Interestingly, the performance of the gold sector relative to gold bullion
during the current bull market is not dissimilar to its performance during
the bull market of the 1960s and 1970s (the gold price was fixed at $35/ounce
prior to 1971, but the performance of the gold sector of the stock market indicates
that a gold bull market actually began in the early-1960s). Specifically, the
following chart of the BGMI/gold ratio (the Barrons Gold Mining Index divided
by the gold price) shows that relative to gold bullion the major gold stocks
peaked in 1968 and then trended lower for the next 12 years.

The above chart should give pause to those who believe that a drop in the
HUI/gold ratio or the XAU/gold ratio to a particular level automatically means
that it's a good time to aggressively buy gold stocks. Today's secular gold
bull market is probably going to continue for many more years, but if it follows
a similar pattern to the previous secular bull market then the major gold stocks
will move much higher in nominal dollar terms over the next several years while
moving lower in gold terms.
We'll now return to the question: why invest in gold stocks?

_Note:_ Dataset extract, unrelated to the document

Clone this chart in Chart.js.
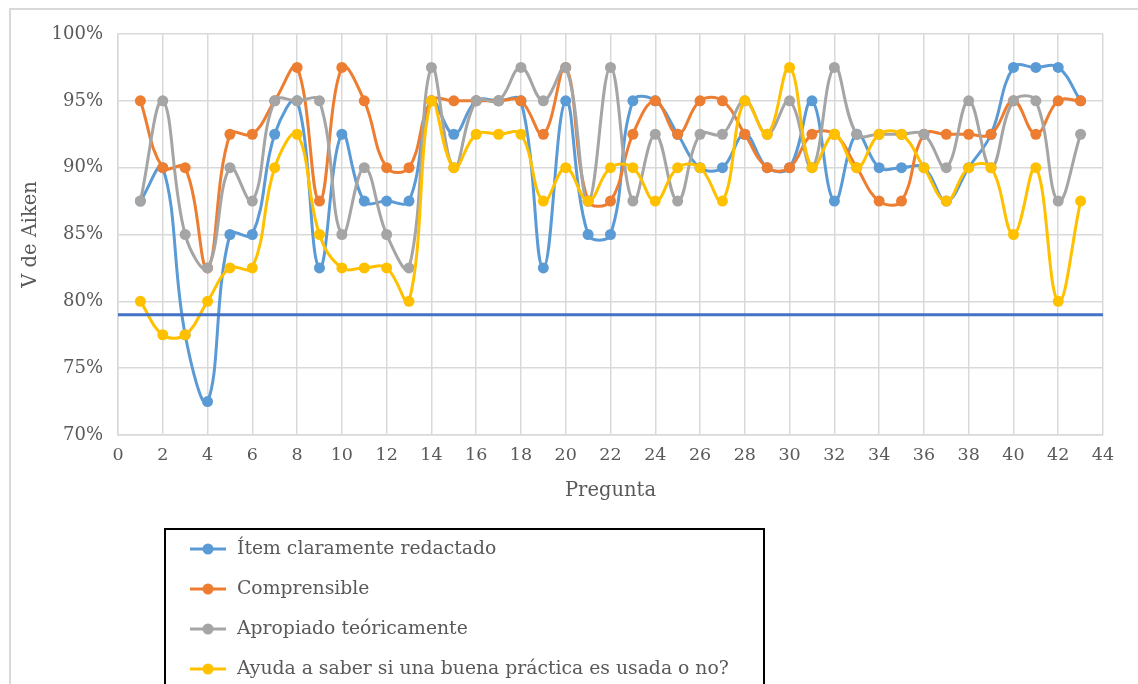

As we've said numerous times in TSI commentaries over the past few years,
we don't think there is a good reason to favour the MAJOR gold stocks over
gold bullion. There will be periods when the large-cap gold stocks trend higher
relative to the metal, especially those periods when the yield-spread is widening
and gold is out-performing industrial commodities. Such periods will offer
opportunities to go 'long' these stocks for intermediate-term trades, but we
think long-term investors will be better-served by the bullion. In our opinion,
the large-cap gold stocks do not offer enough upside potential, relative to
gold bullion, to warrant long-term investors taking-on the additional risk
inherent in the stocks.
However, junior gold stocks in general and exploration-stage gold stocks in
particular are a different 'kettle of fish'. Despite their risky nature, there
are plenty of stocks at this end of the market that have sufficient upside
potential relative to the bullion to enable a good case to be made for accepting
the risk. Of course, speculators in these stocks must be emotionally equipped
to handle high volatility and must diversify to mitigate the effect on the
portfolio of a big problem with any single stock.